**JOB**
Below is a block of records: output all of them exactly and leave out the pictures.

**RECORDED DATA**

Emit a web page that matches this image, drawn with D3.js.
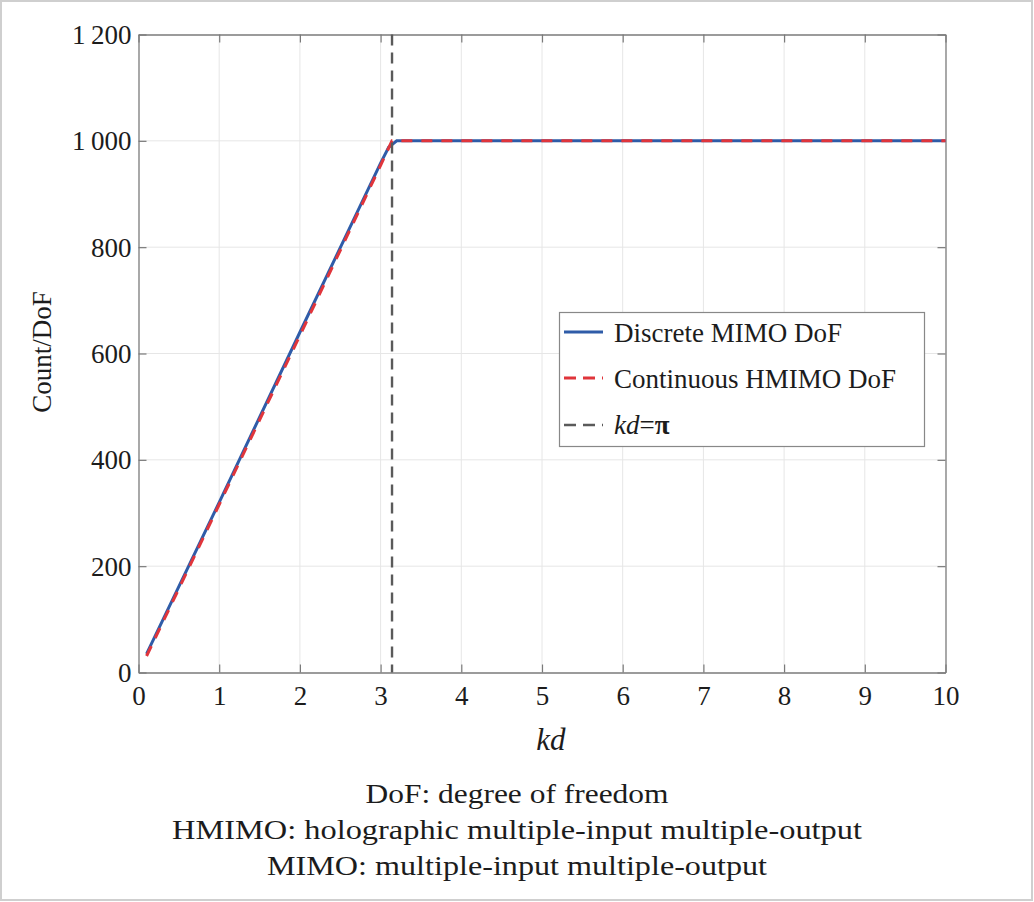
<!DOCTYPE html>
<html><head><meta charset="utf-8">
<script src="https://cdn.jsdelivr.net/npm/d3@7"></script>
<style>
html,body{margin:0;padding:0;background:#fff;}
svg{display:block;font-family:"Liberation Serif","Times New Roman",serif;}
</style></head>
<body><svg id="c" width="1034" height="902"></svg>
<script>
// ---- data ----
const discreteKd  = [0.1, 1.0, 2.0, 3.0, 3.1, 3.2, 10];
const discreteDoF = [35, 320, 640, 958, 988, 1000, 1000];
const continuousKd  = [0.1, 1.0, 2.0, 3.0, 3.14159, 10];
const continuousDoF = [31, 316, 634, 954, 1000, 1000];
const thresholdKd = 3.14159;
const xTicks = [0,1,2,3,4,5,6,7,8,9,10];
const yTicks = [0,200,400,600,800,1000,1200];
const yTickLabels = ["0","200","400","600","800","1\u2009000","1\u2009200"];
const legendLabels = ["Discrete MIMO DoF","Continuous HMIMO DoF"];
const captionLines = ["DoF: degree of freedom",
  "HMIMO: holographic multiple-input multiple-output",
  "MIMO: multiple-input multiple-output"];

// ---- layout ----
const svg = d3.select("#c");
const L = 138.5, R = 945.5, T = 34.5, B = 672.5;
const x = d3.scaleLinear().domain([0,10]).range([L,R]);
const y = d3.scaleLinear().domain([0,1200]).range([B,T]);
const txt = "#1c1c1c";

// outer frame
svg.append("rect").attr("x",1).attr("y",1).attr("width",1031).attr("height",899)
  .attr("fill","#fff").attr("stroke","#cfcfcf").attr("stroke-width",2);

// grid
const g = svg.append("g");
g.selectAll(".gx").data(xTicks.slice(1,-1)).join("line")
  .attr("x1",d=>x(d)).attr("x2",d=>x(d)).attr("y1",T).attr("y2",B)
  .attr("stroke","#e6e6e6").attr("stroke-width",1);
g.selectAll(".gy").data(yTicks.slice(1,-1)).join("line")
  .attr("y1",d=>y(d)).attr("y2",d=>y(d)).attr("x1",L).attr("x2",R)
  .attr("stroke","#e6e6e6").attr("stroke-width",1);

// axes (inward ticks, box)
const axCol = "#7a7a7a";
const axB = svg.append("g").attr("transform",`translate(0,${B})`)
  .call(d3.axisBottom(x).tickValues(xTicks).tickSizeInner(-8).tickSizeOuter(0).tickPadding(12));
const axT = svg.append("g").attr("transform",`translate(0,${T})`)
  .call(d3.axisTop(x).tickValues(xTicks).tickSizeInner(-8).tickSizeOuter(0).tickFormat(""));
const axL = svg.append("g").attr("transform",`translate(${L},0)`)
  .call(d3.axisLeft(y).tickValues(yTicks).tickSizeInner(-8).tickSizeOuter(0).tickPadding(7)
    .tickFormat((d,i)=>yTickLabels[i]));
const axR = svg.append("g").attr("transform",`translate(${R},0)`)
  .call(d3.axisRight(y).tickValues(yTicks).tickSizeInner(-8).tickSizeOuter(0).tickFormat(""));
[axB,axT,axL,axR].forEach(a=>{
  a.selectAll("path").attr("stroke",axCol).attr("stroke-width",1.3);
  a.selectAll("line").attr("stroke",axCol).attr("stroke-width",1.2);
  a.selectAll("text").attr("fill",txt).attr("font-family","Liberation Serif").attr("font-size",27);
});
axB.selectAll("text").attr("dy","0.75em");
axL.selectAll("text").attr("dy","0.33em");

// lines
const line = d3.line().x(d=>x(d[0])).y(d=>y(d[1]));
const dData = discreteKd.map((k,i)=>[k,discreteDoF[i]]);
const cData = continuousKd.map((k,i)=>[k,continuousDoF[i]]);
svg.append("path").datum(dData).attr("d",line).attr("fill","none")
  .attr("stroke","#2f5ca8").attr("stroke-width",3);
svg.append("path").datum(cData).attr("d",line).attr("fill","none")
  .attr("stroke","#e0353b").attr("stroke-width",3).attr("stroke-dasharray","11,9");
svg.append("line").attr("x1",x(thresholdKd)).attr("x2",x(thresholdKd)).attr("y1",T).attr("y2",B)
  .attr("stroke","#5a5a5a").attr("stroke-width",2.4).attr("stroke-dasharray","11,7");

// legend
const lg = svg.append("g");
lg.append("rect").attr("x",559.5).attr("y",312.5).attr("width",365).attr("height",134)
  .attr("fill","#fff").attr("stroke","#888").attr("stroke-width",1.2);
const ly = [332,378,425];
lg.append("line").attr("x1",564).attr("x2",603).attr("y1",ly[0]).attr("y2",ly[0])
  .attr("stroke","#2f5ca8").attr("stroke-width",3);
lg.append("line").attr("x1",564).attr("x2",603).attr("y1",ly[1]).attr("y2",ly[1])
  .attr("stroke","#e0353b").attr("stroke-width",3).attr("stroke-dasharray","12,7");
lg.append("line").attr("x1",564).attr("x2",603).attr("y1",ly[2]).attr("y2",ly[2])
  .attr("stroke","#5a5a5a").attr("stroke-width",2.4).attr("stroke-dasharray","12,7");
legendLabels.forEach((t,i)=>{
  lg.append("text").attr("x",614).attr("y",ly[i]+10).attr("font-size",27).attr("fill",txt).text(t);
});
const t3 = lg.append("text").attr("x",614).attr("y",ly[2]+9).attr("font-size",27).attr("fill",txt);
t3.append("tspan").attr("font-style","italic").text("kd");
t3.append("tspan").text("=");
t3.append("tspan").attr("font-weight","bold").text("π");

// axis labels
svg.append("text").attr("x",551).attr("y",750).attr("text-anchor","middle")
  .attr("font-size",31).attr("font-style","italic").attr("fill",txt).text("kd");
svg.append("text").attr("transform","translate(51,352) rotate(-90)").attr("text-anchor","middle")
  .attr("font-size",27).attr("fill",txt).text("Count/DoF");

// caption
const capY = [803,839,875];
const capW = [303,690,500];
captionLines.forEach((t,i)=>{
  svg.append("text").attr("x",517).attr("y",capY[i]).attr("text-anchor","middle")
    .attr("font-size",28).attr("fill",txt)
    .attr("textLength",capW[i]).attr("lengthAdjust","spacingAndGlyphs").text(t);
});
</script></body></html>
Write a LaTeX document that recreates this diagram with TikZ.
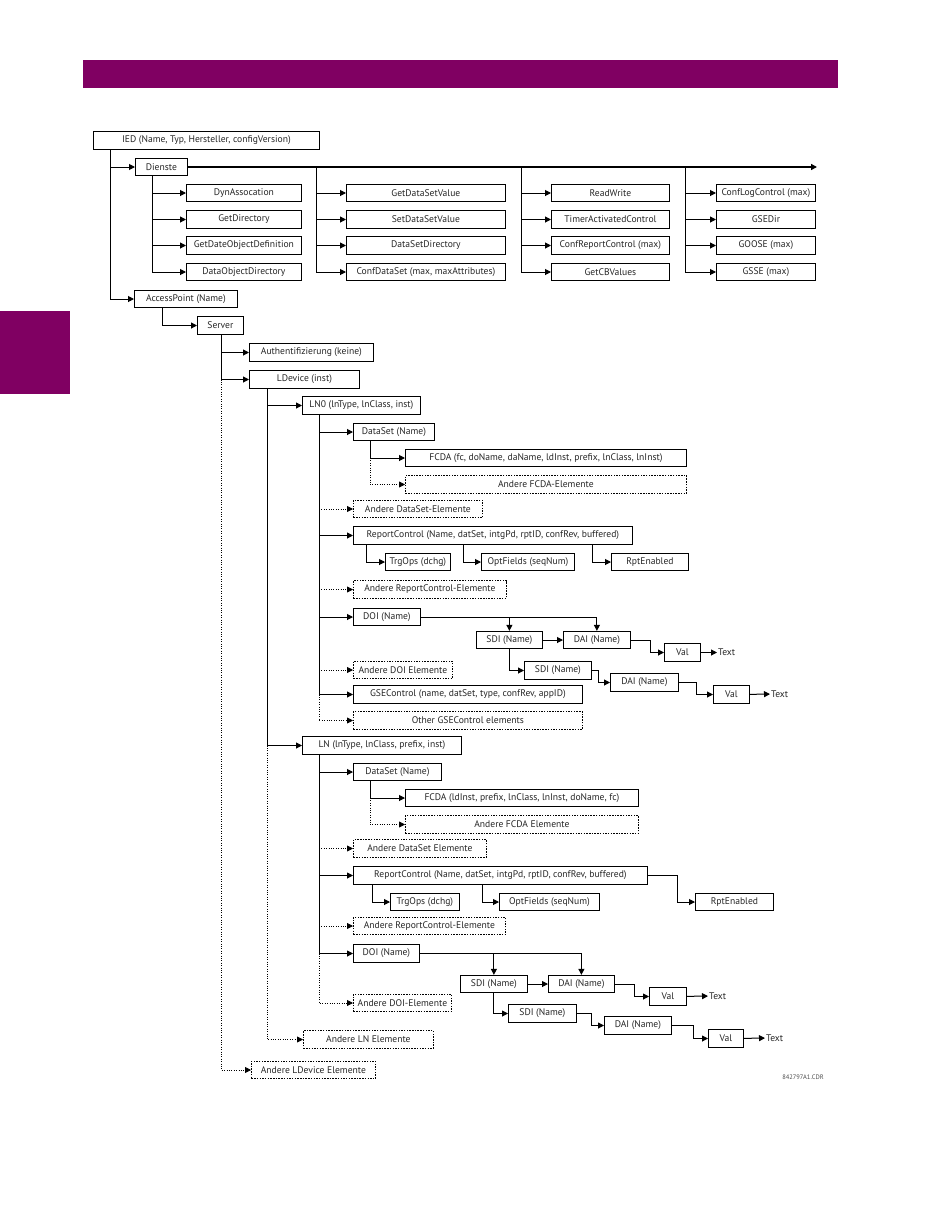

**EXPECTED ANSWER**
Emit a web page that matches this image, drawn with D3.js.
<!DOCTYPE html>
<html><head><meta charset="utf-8">
<script src="https://cdn.jsdelivr.net/npm/d3@7"></script>
<style>
html,body{margin:0;padding:0;background:#fff;}
svg{display:block;font-family:"Liberation Serif","Times New Roman",serif;}
</style></head>
<body><svg id="c" width="1034" height="902"></svg>
<script>
// ---- data ----
const discreteKd  = [0.1, 1.0, 2.0, 3.0, 3.1, 3.2, 10];
const discreteDoF = [35, 320, 640, 958, 988, 1000, 1000];
const continuousKd  = [0.1, 1.0, 2.0, 3.0, 3.14159, 10];
const continuousDoF = [31, 316, 634, 954, 1000, 1000];
const thresholdKd = 3.14159;
const xTicks = [0,1,2,3,4,5,6,7,8,9,10];
const yTicks = [0,200,400,600,800,1000,1200];
const yTickLabels = ["0","200","400","600","800","1\u2009000","1\u2009200"];
const legendLabels = ["Discrete MIMO DoF","Continuous HMIMO DoF"];
const captionLines = ["DoF: degree of freedom",
  "HMIMO: holographic multiple-input multiple-output",
  "MIMO: multiple-input multiple-output"];

// ---- layout ----
const svg = d3.select("#c");
const L = 138.5, R = 945.5, T = 34.5, B = 672.5;
const x = d3.scaleLinear().domain([0,10]).range([L,R]);
const y = d3.scaleLinear().domain([0,1200]).range([B,T]);
const txt = "#1c1c1c";

// outer frame
svg.append("rect").attr("x",1).attr("y",1).attr("width",1031).attr("height",899)
  .attr("fill","#fff").attr("stroke","#cfcfcf").attr("stroke-width",2);

// grid
const g = svg.append("g");
g.selectAll(".gx").data(xTicks.slice(1,-1)).join("line")
  .attr("x1",d=>x(d)).attr("x2",d=>x(d)).attr("y1",T).attr("y2",B)
  .attr("stroke","#e6e6e6").attr("stroke-width",1);
g.selectAll(".gy").data(yTicks.slice(1,-1)).join("line")
  .attr("y1",d=>y(d)).attr("y2",d=>y(d)).attr("x1",L).attr("x2",R)
  .attr("stroke","#e6e6e6").attr("stroke-width",1);

// axes (inward ticks, box)
const axCol = "#7a7a7a";
const axB = svg.append("g").attr("transform",`translate(0,${B})`)
  .call(d3.axisBottom(x).tickValues(xTicks).tickSizeInner(-8).tickSizeOuter(0).tickPadding(12));
const axT = svg.append("g").attr("transform",`translate(0,${T})`)
  .call(d3.axisTop(x).tickValues(xTicks).tickSizeInner(-8).tickSizeOuter(0).tickFormat(""));
const axL = svg.append("g").attr("transform",`translate(${L},0)`)
  .call(d3.axisLeft(y).tickValues(yTicks).tickSizeInner(-8).tickSizeOuter(0).tickPadding(7)
    .tickFormat((d,i)=>yTickLabels[i]));
const axR = svg.append("g").attr("transform",`translate(${R},0)`)
  .call(d3.axisRight(y).tickValues(yTicks).tickSizeInner(-8).tickSizeOuter(0).tickFormat(""));
[axB,axT,axL,axR].forEach(a=>{
  a.selectAll("path").attr("stroke",axCol).attr("stroke-width",1.3);
  a.selectAll("line").attr("stroke",axCol).attr("stroke-width",1.2);
  a.selectAll("text").attr("fill",txt).attr("font-family","Liberation Serif").attr("font-size",27);
});
axB.selectAll("text").attr("dy","0.75em");
axL.selectAll("text").attr("dy","0.33em");

// lines
const line = d3.line().x(d=>x(d[0])).y(d=>y(d[1]));
const dData = discreteKd.map((k,i)=>[k,discreteDoF[i]]);
const cData = continuousKd.map((k,i)=>[k,continuousDoF[i]]);
svg.append("path").datum(dData).attr("d",line).attr("fill","none")
  .attr("stroke","#2f5ca8").attr("stroke-width",3);
svg.append("path").datum(cData).attr("d",line).attr("fill","none")
  .attr("stroke","#e0353b").attr("stroke-width",3).attr("stroke-dasharray","11,9");
svg.append("line").attr("x1",x(thresholdKd)).attr("x2",x(thresholdKd)).attr("y1",T).attr("y2",B)
  .attr("stroke","#5a5a5a").attr("stroke-width",2.4).attr("stroke-dasharray","11,7");

// legend
const lg = svg.append("g");
lg.append("rect").attr("x",559.5).attr("y",312.5).attr("width",365).attr("height",134)
  .attr("fill","#fff").attr("stroke","#888").attr("stroke-width",1.2);
const ly = [332,378,425];
lg.append("line").attr("x1",564).attr("x2",603).attr("y1",ly[0]).attr("y2",ly[0])
  .attr("stroke","#2f5ca8").attr("stroke-width",3);
lg.append("line").attr("x1",564).attr("x2",603).attr("y1",ly[1]).attr("y2",ly[1])
  .attr("stroke","#e0353b").attr("stroke-width",3).attr("stroke-dasharray","12,7");
lg.append("line").attr("x1",564).attr("x2",603).attr("y1",ly[2]).attr("y2",ly[2])
  .attr("stroke","#5a5a5a").attr("stroke-width",2.4).attr("stroke-dasharray","12,7");
legendLabels.forEach((t,i)=>{
  lg.append("text").attr("x",614).attr("y",ly[i]+10).attr("font-size",27).attr("fill",txt).text(t);
});
const t3 = lg.append("text").attr("x",614).attr("y",ly[2]+9).attr("font-size",27).attr("fill",txt);
t3.append("tspan").attr("font-style","italic").text("kd");
t3.append("tspan").text("=");
t3.append("tspan").attr("font-weight","bold").text("π");

// axis labels
svg.append("text").attr("x",551).attr("y",750).attr("text-anchor","middle")
  .attr("font-size",31).attr("font-style","italic").attr("fill",txt).text("kd");
svg.append("text").attr("transform","translate(51,352) rotate(-90)").attr("text-anchor","middle")
  .attr("font-size",27).attr("fill",txt).text("Count/DoF");

// caption
const capY = [803,839,875];
const capW = [303,690,500];
captionLines.forEach((t,i)=>{
  svg.append("text").attr("x",517).attr("y",capY[i]).attr("text-anchor","middle")
    .attr("font-size",28).attr("fill",txt)
    .attr("textLength",capW[i]).attr("lengthAdjust","spacingAndGlyphs").text(t);
});
</script></body></html>
Write a LaTeX document that recreates this diagram with TikZ.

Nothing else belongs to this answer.